An engagement strategy doesn’t always get to the heart of the problem
Employee engagement is a “must have” leadership skill. I have worked with many leaders who have made great efforts to put in place a culture which gets the best out of people. Even with the best engagement strategy in place, their efforts simply weren’t enough. Indeed many organisations invest much time and resource into their engagement strategy.
In my experience, there were times, even when a company is doing well, a constant thread of discontent existed across the team. Mostly I put this down to human nature. There are positive people and negative people. I even found times when the team and organisational results were high. When leaders were celebrating their successes, employee engagement indicators were low. There wasn’t a corresponding “high” in the way employees were buying in or not to the success of the business. In one scenario, an organisation won accolades for leadership excellence when the engagement index for staff was actually sweeping the bottom of the industry league tables. Obviously, the criteria for leadership excellence were missing some vital ingredients in engaging and enthusing their people.
I’ve found there are three common problems. If these are not tackled and given focus and attention, they will leave the best-intentioned leaders scratching their heads. Even if they have made great efforts to implement an engagement strategy. At first glance, most leaders and managers would probably deny these problems are alive and well in their workplace. Denial can stem from a lack of perspective, given their proximity to the problem.
These three problems, if not tackled, can sabotage any engagement strategy and motivate people:
Lack of Drive to Excel
This syndrome often occurs when organisations are getting reasonable results. It’s a little like living with an old and trusted cooker. As long as it’s working and cooking tasty meals, then there’s no need to change. Once it’s broken, you will start looking around to see what’s out there. Then you realise your oven was “in the dark ages” compared to the brilliant new technology available. You realise how much time can be saved with technological advances.
Many organisations are still “cooking on gas”, in their minds, but they haven’t caught on to the many brilliant possibilities that exist if they decided to raise their game and invest in something new. In a nutshell, the organisational culture is resistant to operating outside of the established comfort zone, which would have been forced had results been poor or disappointing. Results which were “good enough” didn’t leverage sufficient motivation to change and achieve even better results.

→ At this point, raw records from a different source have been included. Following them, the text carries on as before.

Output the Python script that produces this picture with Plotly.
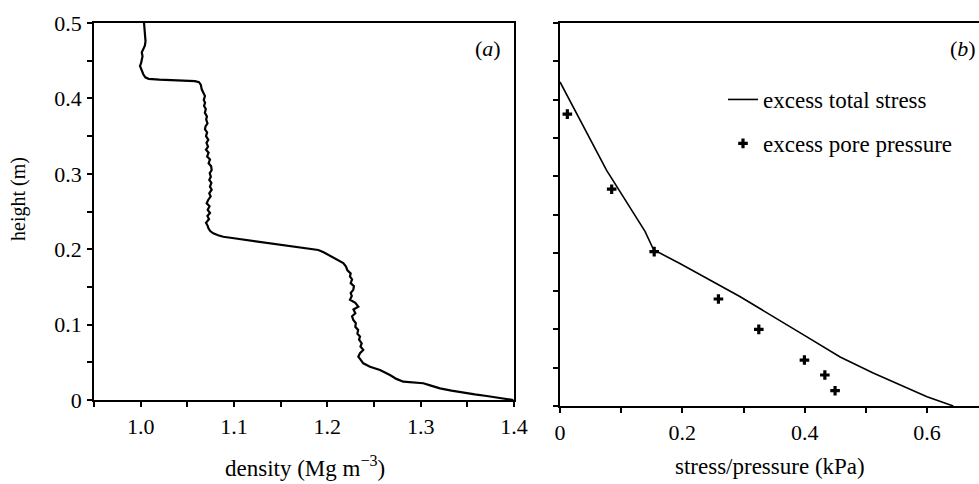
import plotly.graph_objects as go

# ---- panel (a): density profile ----
height_a = [0.500, 0.492, 0.484, 0.476, 0.470, 0.465, 0.461, 0.456, 0.452, 0.447,
            0.443, 0.439, 0.436, 0.432, 0.428, 0.426, 0.425, 0.4245, 0.4235, 0.4228,
            0.4215, 0.418, 0.412, 0.407, 0.403, 0.398, 0.394, 0.390, 0.386, 0.381,
            0.376, 0.372, 0.367, 0.363, 0.359, 0.355, 0.350, 0.345, 0.341, 0.336,
            0.332, 0.328, 0.323, 0.319, 0.314, 0.310, 0.305, 0.301, 0.296, 0.292,
            0.288, 0.283, 0.279, 0.274, 0.270, 0.265, 0.261, 0.257, 0.252, 0.248,
            0.244, 0.240, 0.235, 0.231, 0.228, 0.224, 0.221, 0.2185, 0.2165, 0.2145,
            0.2125, 0.210, 0.208, 0.206, 0.2036, 0.2015, 0.199, 0.196, 0.1926, 0.188,
            0.1815, 0.177, 0.172, 0.168, 0.1637, 0.160, 0.155, 0.151, 0.1461, 0.142,
            0.138, 0.133, 0.129, 0.1239, 0.120, 0.115, 0.111, 0.1062, 0.102, 0.097,
            0.093, 0.088, 0.0841, 0.080, 0.075, 0.071, 0.0664, 0.062, 0.0575, 0.053,
            0.0487, 0.0442, 0.0398, 0.0332, 0.0280, 0.0243, 0.0222, 0.0190, 0.0155, 0.0125,
            0.0097, 0.0075, 0.0053, 0.0035, 0.0023, 0.0]
density_a = [1.0036, 1.0040, 1.0042, 1.0052, 1.0045, 1.0028, 1.0012, 1.0020, 1.0016, 1.0005,
             0.9993, 1.0003, 1.0011, 1.0028, 1.0050, 1.0085, 1.0200, 1.0333, 1.0480, 1.0582,
             1.0625, 1.0645, 1.0654, 1.0672, 1.0689, 1.0676, 1.0690, 1.0679, 1.0698, 1.0688,
             1.0710, 1.0702, 1.0716, 1.0695, 1.0689, 1.0712, 1.0700, 1.0725, 1.0705, 1.0722,
             1.0700, 1.0728, 1.0712, 1.0743, 1.0728, 1.0755, 1.0761, 1.0740, 1.0752, 1.0735,
             1.0758, 1.0742, 1.0761, 1.0735, 1.0750, 1.0722, 1.0707, 1.0738, 1.0718, 1.0743,
             1.0715, 1.0732, 1.0700, 1.0718, 1.0725, 1.0745, 1.0778, 1.0830, 1.0885, 1.1000,
             1.1118, 1.1260, 1.1404, 1.1530, 1.1654, 1.1780, 1.1903, 1.1960, 1.2010, 1.2090,
             1.2171, 1.2200, 1.2215, 1.2250, 1.2243, 1.2265, 1.2250, 1.2285, 1.2278, 1.2250,
             1.2262, 1.2243, 1.2300, 1.2332, 1.2280, 1.2300, 1.2265, 1.2278, 1.2305, 1.2300,
             1.2330, 1.2322, 1.2350, 1.2340, 1.2368, 1.2355, 1.2385, 1.2350, 1.2332, 1.2360,
             1.2385, 1.2457, 1.2564, 1.2671, 1.2740, 1.2814, 1.3028, 1.3110, 1.3207, 1.3330,
             1.3457, 1.3580, 1.3708, 1.3800, 1.3886, 1.3993]

# ---- panel (b): excess total stress (line) and excess pore pressure (points) ----
stress_x = [0.0, 0.076, 0.139, 0.153, 0.196, 0.294, 0.403, 0.458, 0.512, 0.567, 0.600, 0.643]
stress_h = [0.423, 0.308, 0.228, 0.204, 0.186, 0.143, 0.0905, 0.064, 0.043, 0.023, 0.012, 0.0]
pore_x = [0.012, 0.0845, 0.154, 0.259, 0.325, 0.3996, 0.433, 0.4497]
pore_h = [0.381, 0.283, 0.2015, 0.1397, 0.100, 0.060, 0.0405, 0.020]

# ---- ticks ----
a_xticks = [0.95, 1.0, 1.05, 1.1, 1.15, 1.2, 1.25, 1.3, 1.35, 1.4]
a_xlabels = ["", "1.0", "", "1.1", "", "1.2", "", "1.3", "", "1.4"]
h_ticks = [0.0, 0.05, 0.1, 0.15, 0.2, 0.25, 0.3, 0.35, 0.4, 0.45, 0.5]
h_labels = ["0", "", "0.1", "", "0.2", "", "0.3", "", "0.4", "", "0.5"]
b_xticks = [0.0, 0.1, 0.2, 0.3, 0.4, 0.5, 0.6]
b_xlabels = ["0", "", "0.2", "", "0.4", "", "0.6"]

W, H = 979, 484
FONT = "Liberation Serif"

fig = go.Figure()
fig.add_trace(go.Scatter(x=density_a, y=height_a, mode="lines",
                         line=dict(color="black", width=2.2), showlegend=False,
                         xaxis="x", yaxis="y"))
fig.add_trace(go.Scatter(x=stress_x, y=stress_h, mode="lines", name="excess total stress",
                         line=dict(color="black", width=1.6), legendgroup="g1",
                         xaxis="x2", yaxis="y2"))
fig.add_trace(go.Scatter(x=pore_x, y=pore_h, mode="markers", name="excess pore pressure",
                         marker=dict(symbol="cross", size=8, color="black"), legendgroup="g2",
                         xaxis="x2", yaxis="y2"))

axcommon = dict(showline=True, linecolor="black", linewidth=1.5, ticks="outside",
                ticklen=5, tickwidth=1.5, tickcolor="black", showgrid=False, zeroline=False,
                automargin=False,
                tickfont=dict(family=FONT, size=22, color="black"))

fig.update_layout(
    width=W, height=H,
    margin=dict(l=0, r=0, t=0, b=0, autoexpand=False),
    paper_bgcolor="white", plot_bgcolor="white",
    font=dict(family=FONT, size=22, color="black"),
    xaxis=dict(domain=[94 / W, 514 / W], range=[0.95, 1.4], tickmode="array",
               tickvals=a_xticks, ticktext=a_xlabels, mirror=True, anchor="y",
               ticklabelstandoff=1, **axcommon),
    yaxis=dict(domain=[1 - 400 / H, 1 - 23 / H], range=[0, 0.5], tickmode="array",
               tickvals=h_ticks, ticktext=h_labels, mirror=True, anchor="x",
               ticklabelstandoff=1, **axcommon),
    xaxis2=dict(domain=[560 / W, 1.0], range=[0, 0.685], tickmode="array",
                tickvals=b_xticks, ticktext=b_xlabels, mirror=True, anchor="y2",
                ticklabelstandoff=1, **axcommon),
    yaxis2=dict(domain=[1 - 406 / H, 1 - 23 / H], range=[0, 0.5], tickmode="array",
                tickvals=h_ticks, ticktext=[""] * len(h_ticks), mirror=False, anchor="x2",
                **axcommon),
    legend=dict(x=723 / W, y=1 - 78 / H, xanchor="left", yanchor="top",
                bgcolor="rgba(0,0,0,0)", traceorder="grouped", tracegroupgap=11,
                font=dict(family=FONT, size=23, color="black")),
    annotations=[
        dict(text="height (m)", x=18 / W, y=1 - 199 / H, xref="paper", yref="paper",
             xanchor="center", yanchor="middle",
             textangle=-90, showarrow=False, font=dict(family=FONT, size=20)),
        dict(text="density (Mg m<sup>−3</sup>)", x=305 / W, y=1 - 466 / H,
             xanchor="center", yanchor="middle",
             xref="paper", yref="paper", showarrow=False, font=dict(family=FONT, size=23)),
        dict(text="stress/pressure (kPa)", x=770 / W, y=1 - 466 / H,
             xanchor="center", yanchor="middle",
             xref="paper", yref="paper", showarrow=False, font=dict(family=FONT, size=23)),
        dict(text="(<i>a</i>)", x=503 / W, y=1 - 48 / H, xref="paper", yref="paper",
             xanchor="right", yanchor="middle", showarrow=False,
             font=dict(family=FONT, size=22)),
        dict(text="(<i>b</i>)", x=978 / W, y=1 - 48 / H, xref="paper", yref="paper",
             xanchor="right", yanchor="middle", showarrow=False,
             font=dict(family=FONT, size=22)),
    ],
)

fig.write_html("out.html")
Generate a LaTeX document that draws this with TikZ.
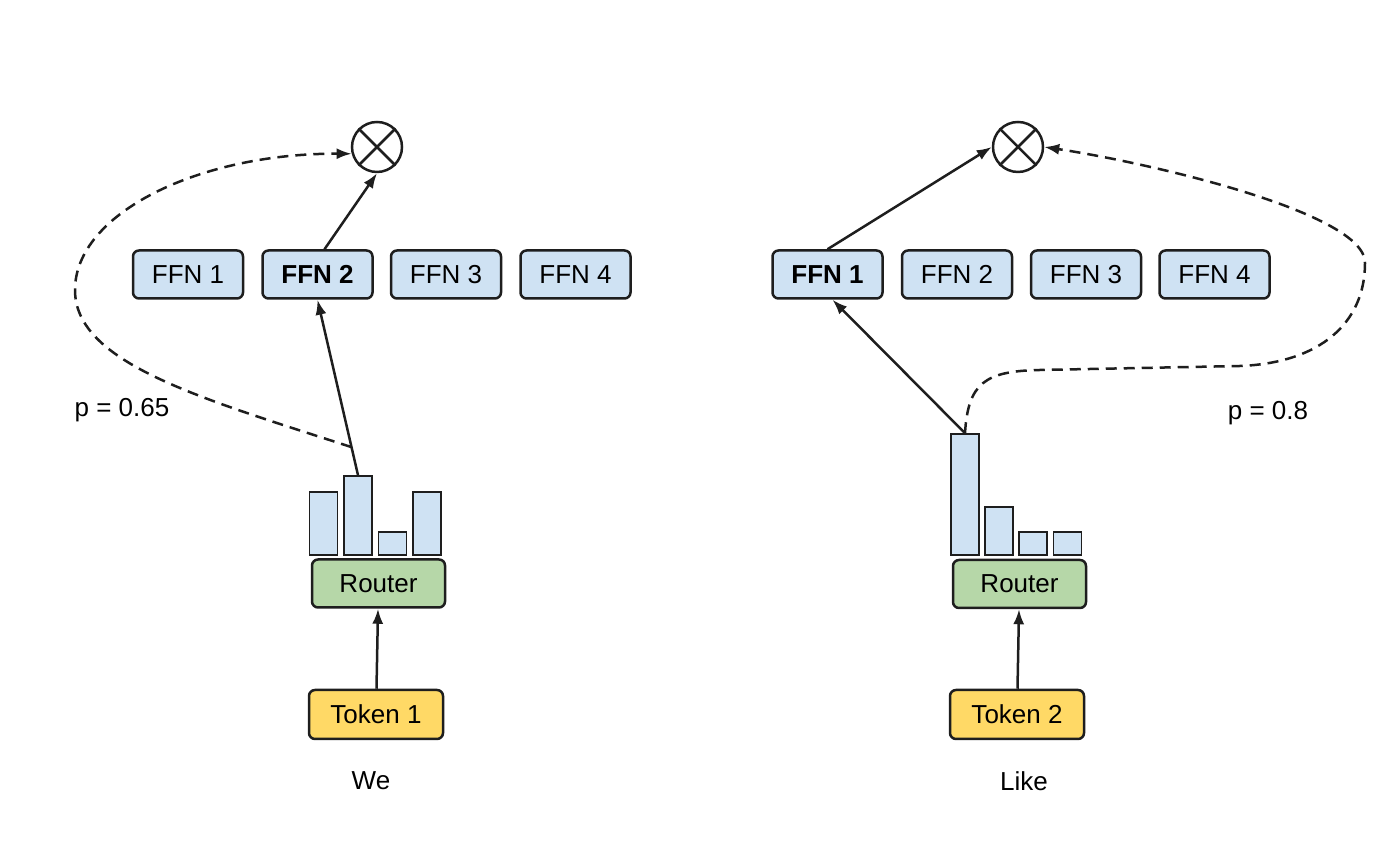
\documentclass[tikz,border=0pt]{standalone}
\usepackage{fontspec}
\setmainfont{Liberation Sans}
\usetikzlibrary{arrows.meta,positioning}
\definecolor{ffnblue}{HTML}{CFE2F3}
\definecolor{routergreen}{HTML}{B6D7A8}
\definecolor{tokenyellow}{HTML}{FFD966}
\definecolor{edgegray}{HTML}{1E1E1E}

\begin{document}
\begin{tikzpicture}
[x=1pt,y=1pt,
every node/.style={font=\fontsize{26}{30}\selectfont,text=black},
box/.style={draw=edgegray,rounded corners=6pt,line width=2.5pt,inner sep=0pt},
ffn/.style={box,fill=ffnblue,minimum width=110,minimum height=48},
router/.style={box,fill=routergreen,minimum width=133,minimum height=48},
token/.style={box,fill=tokenyellow,minimum width=134,minimum height=49},
bar/.style={draw=edgegray,line width=1.8pt,fill=ffnblue,anchor=south,minimum width=28,inner sep=0pt},
mult/.style={draw=edgegray,circle,line width=2.5pt,minimum size=50,inner sep=0pt},
arr/.style={-{Latex[length=15pt,width=11pt]},line width=2.5pt,edgegray},
darr/.style={arr,dash pattern=on 11pt off 7pt}]
\useasboundingbox (0,0) rectangle (1400,853);

% left token
\foreach \i/\x/\s in {1/188/{},2/317.5/\bfseries,3/446/{},4/575.5/{}}
  \node[ffn] (lf\i) at (\x,578.5) {\s FFN \i};
\foreach \i/\x/\h in {1/323.5/63,2/358/79,3/392.5/23,4/427/63}
  \node[bar,minimum height=\h] (lb\i) at (\x,297) {};
\node[router] (lr) at (378.5,269.5) {Router};
\node[token] (lt) at (376,138.5) {Token 1};
\node (lw) at (371,72) {We};
\node[mult] (lc) at (377,706) {};
\draw[line width=2.5pt,edgegray] (lc.45) -- (lc.225) (lc.135) -- (lc.-45);
\node (lp) at (122,443) {p = 0.65};

\draw[arr] (lt) -- (lr);
\draw[arr] (lb2.north) -- (lf2.south);
\draw[arr] ([xshift=7pt]lf2.north) -- (lc.south);
\path (lb2.north) -- (lf2.south) coordinate[pos=0.16] (ls);
\draw[darr] (ls) .. controls (200,455) and (75,490) .. (75,563)
  .. controls (75,640) and (200,700) .. (lc.195);

% right token
\foreach \i/\x/\s in {1/827.5/\bfseries,2/957/{},3/1086/{},4/1214.5/{}}
  \node[ffn] (rf\i) at (\x,578.5) {\s FFN \i};
\foreach \i/\x/\h in {1/965/121,2/999/48,3/1033/23,4/1067.5/23}
  \node[bar,minimum height=\h] (rb\i) at (\x,297) {};
\node[router] (rr) at (1019.5,269) {Router};
\node[token] (rt) at (1017,138.5) {Token 2};
\node (rw) at (1024,72) {Like};
\node[mult] (rc) at (1018,706) {};
\draw[line width=2.5pt,edgegray] (rc.45) -- (rc.225) (rc.135) -- (rc.-45);
\node (rp) at (1268,440) {p = 0.8};

\draw[arr] (rt) -- (rr);
\draw[arr] (rb1.north) -- ([xshift=5pt]rf1.south);
\draw[arr] (rf1.north) -- (rc.west);
\draw[darr] (rb1.north) .. controls (968,470) and (985,482) .. (1040,483)
  -- (1240,487) .. controls (1320,490) and (1365,530) .. (1365,590)
  .. controls (1366,640) and (1150,690) .. (rc.east);
\end{tikzpicture}
\end{document}
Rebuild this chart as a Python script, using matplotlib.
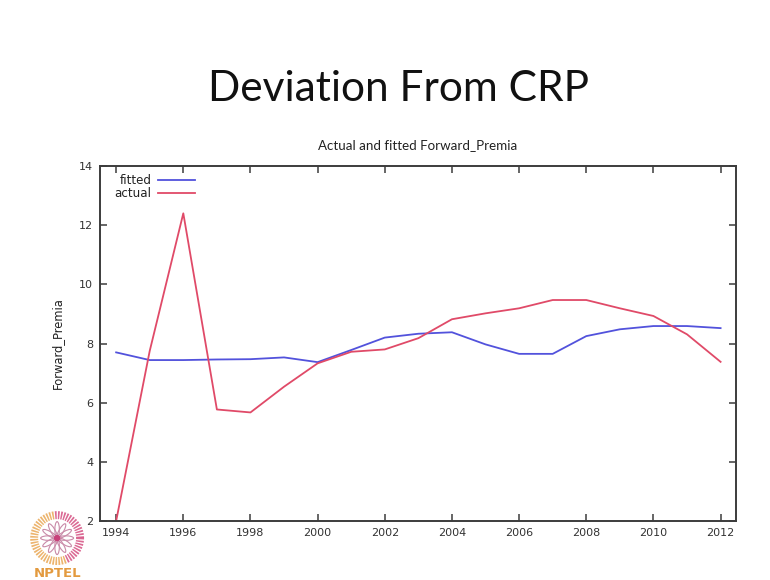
import numpy as np
import matplotlib
matplotlib.use("Agg")
import matplotlib.pyplot as plt
from matplotlib.patches import Wedge, Circle, Ellipse

# Forward premia: model fit vs. observed values
years = [1994, 1995, 1996, 1997, 1998, 1999, 2000, 2001, 2002, 2003,
         2004, 2005, 2006, 2007, 2008, 2009, 2010, 2011, 2012]
fitted = [7.70, 7.44, 7.44, 7.46, 7.47, 7.53, 7.37, 7.78, 8.20, 8.33,
          8.38, 7.97, 7.65, 7.65, 8.25, 8.48, 8.59, 8.59, 8.52]
actual = [2.00, 7.75, 12.40, 5.77, 5.67, 6.54, 7.33, 7.72, 7.80, 8.18,
          8.82, 9.02, 9.19, 9.47, 9.47, 9.19, 8.93, 8.31, 7.38]

x_ticks = list(range(1994, 2013, 2))
y_ticks = [2, 4, 6, 8, 10, 12, 14]

BLUE = "#5252dc"
RED = "#e04a68"
AXIS = "#3c3c3c"

fig = plt.figure(figsize=(7.7, 5.8), dpi=100)
fig.patch.set_facecolor("white")

# Slide heading
fig.text(0.517, 0.847, "Deviation From CRP", ha="center", va="center",
         fontsize=30.5, family="Lato", color="#111111")

ax = fig.add_axes([0.1299, 0.1017, 0.8260, 0.6121])
ax.plot(years, fitted, color=BLUE, lw=1.3, label="fitted")
ax.plot(years, actual, color=RED, lw=1.3, label="actual")

ax.set_xlim(1993.52, 2012.46)
ax.set_ylim(2, 14)
ax.set_xticks(x_ticks)
ax.set_yticks(y_ticks)
ax.tick_params(direction="in", length=5, width=1.1, color=AXIS,
               top=True, right=True, labelsize=8, labelcolor="#333333", pad=5)
for s in ax.spines.values():
    s.set_color(AXIS)
    s.set_linewidth(1.4)

ax.set_title("Actual and fitted Forward_Premia", fontsize=9.6, family="Lato",
             color="#222222", pad=12)
ax.set_ylabel("Forward_Premia", fontsize=8.3, color="#222222", labelpad=11)

leg = ax.legend(loc="upper left", bbox_to_anchor=(0.01, 1.001), frameon=False,
                markerfirst=False, fontsize=8.6, handlelength=3.1,
                handletextpad=0.5, labelspacing=0.02, borderaxespad=0.3)
for t in leg.get_texts():
    t.set_color("#222222")

# NPTEL emblem in the lower-left corner
lax = fig.add_axes([0.0, 0.0, 0.16, 0.16])
lax.set_xlim(0, 123)
lax.set_ylim(0, 93)
lax.set_aspect("equal")
lax.axis("off")
cx, cy = 57, 42
for a in np.arange(0, 360, 7):
    col = "#e8a24a" if (a > 95 and a < 290) else "#d2457a"
    lax.add_patch(Wedge((cx, cy), 27, a, a + 4, width=8, color=col, alpha=0.8,
                        lw=0))
for a in np.arange(0, 360, 30):
    r = np.deg2rad(a)
    lax.add_patch(Ellipse((cx + 8.5 * np.cos(r), cy + 8.5 * np.sin(r)), 16, 4.5,
                          angle=a, fill=False, ec="#c98aa8", lw=0.8))
lax.add_patch(Circle((cx, cy), 2.5, color="#c8407a"))
lax.text(cx, 0.5, "NPTEL", ha="center", va="bottom", fontsize=9.5,
         fontweight="bold", color="#e39a3f", family="DejaVu Sans")

fig.savefig("out.png", dpi=100, facecolor="white")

Believing in Average Ability of their Employees
Some 5 years ago, I applied to win a place in a local Academy for my son. In those days, Academies in the UK were few and far between. This particular school was amazing. At that time, results showed it was in the top ten schools in England. The school didn’t have formal feeder schools, so each one of its 190 odd intakes of pupils was by an application. They were and continue to be 2 – 1 oversubscribed.
In my ignorance, I expected the school to favour “bright” children, given its amazing results. What I found, still makes me wonder. The school intake policy includes an obligation to take in pupils from the whole spectrum of “ability” from children who had “special needs” to those who were nearing genius status. The bulk and the majority of children had to be sourced from average to below average results. It worked out at about 70% of the pupils were average achievers when they arrived at the school.
When the head was asked about how they managed to get such amazing results given the mix of abilities, he told the silent parents that unlike other schools, they truly believed that everyone was capable of excelling and so from that believe they got the best out of the vast majority of their pupils.
What I have seen in many organisations is a similar syndrome to that which most schools suffer, unlike the Academy. The general belief in the average ability of a large percentage of their employees which resulted in a self-fulfilling prophecy, i.e. they produced average results in the main.
Lack of Internal Customer Service
I have seen many organisations have great outcome related external customer service policies, and strategies. They have plans to engage people with the organisational “big picture”, “mission” and they hold focus groups and ask people constantly how they can make things better, but they continue to ignore the internal relationships between peers, teams and departments.
Insufficient attention is paid to internal relationships, contribution ethos, innovation, values and helpfulness within an organisation. This is all about internal customer service. Don’t get me wrong there is nothing wrong with a friendly rivalry between teams if their starting line is that they always act “for the greater good of the organisation”. It doesn’t matter how much effort is put into engaging, planning and rewarding people, if the relationships aren’t designed to “serve” each other as internal customers, excellence is never going to be achieved.
Including some well-needed perspective to lift your team out of their comfort zone, help foster self-belief in your people and get your internal customer service to work brilliantly must be part of your plan if you want to be brilliantly successful.